I once asked my Japanese “sensei” why Japanese gardens and parks are immaculately landscaped and clean. He said, “because these are public property.” But ours are public property also and look at how they are. “Well,” he explained, “it depends on how you internalize what public means to you as a people.” In Japan, it means it’s owned by us, … by all, … by everybody. Hence, if it is a public park, I own a part of it; I have to care for it – I will endeavor to keep it clean and beautiful, for my, and everyone’s, enjoyment. Here in our country, the usual feeling is, … well, its public, … its owned by everybody, … hence its everybody’s job to keep it clean, not mine! Then we go on, “that’s why we pay taxes, noh! … so that ‘the government’ will clean it up for us!” And so people throw cigarette butts, and spit everywhere, especially in “public places” like parks or in government buildings, and care we not that we own a bit of those. Funny we don’t do that in SM or Ayala malls – well, these are considered “privately owned.” Ma-uwaw ta, di raba ni ato! Nayabag na …
The perceived notoriety of government and the apparent distrust that the average citizen has for the public sector is the one that keeps it from assuming the important role it holds in protecting the common good. Two powers, that of imminent domain and police power, or the exercise thereof, would have achieved a lot in preventing the effects of disasters, the kind we recently experience with Sendong. Almost everyone knows what expropriation means, but we usually associate it with the government buying private property to build a road or other public infrastructure. I have yet to know of a case where government bought property to prevent a disaster. In land use planning, we formulate hazard maps. But do we go to such extent as expropriating these areas so that these will not be inhabited?
If you believe flooding occurs only in Third-world countries, think again. The most celebrated cases of perennial flooding occurs in the world’s most advanced country – the United States! The Mississipi River basin system actually covers almost half of the US! I’ve never been stateside but my childhood memory of that river is through Mark Twain’s Huckleberry Finn, and flood it does indeed. Only that the Americans usually know in advance when it floods and has the capability to evacuate when necessary so the destruction is only on property. But in areas where flooding is inevitable, the US government actually BUYS BACK the land, build levees, and just allow the floodwaters to take its course! Now, that’s for the common good!

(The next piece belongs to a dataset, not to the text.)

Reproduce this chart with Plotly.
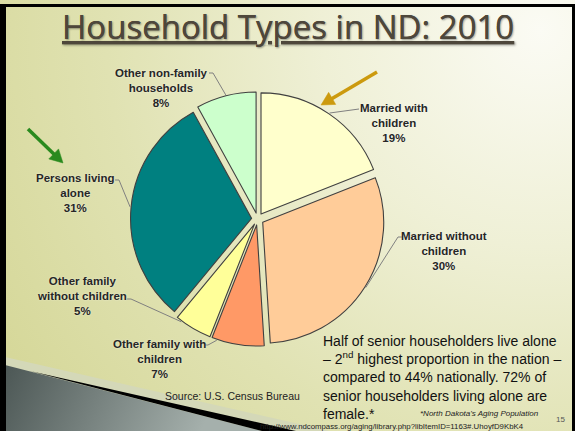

We don’t even have to go that far. Danger and hazard areas in many of our cities are usually still in the public domain and not private properties. We don’t even need expropriate, we simply prevent habitation and settlement. That is, if we value human life and our people. In other countries, the government spends to buy back private property to mitigate disaster, … for the common good. We don’t, we take our chances, and hope nothing happens. Every once in a while, an Ondoy or Sendong comes … and we suffer.
Private interest and the common good. We all know the latter should prevail over the former. But how do we ensure that this will happen?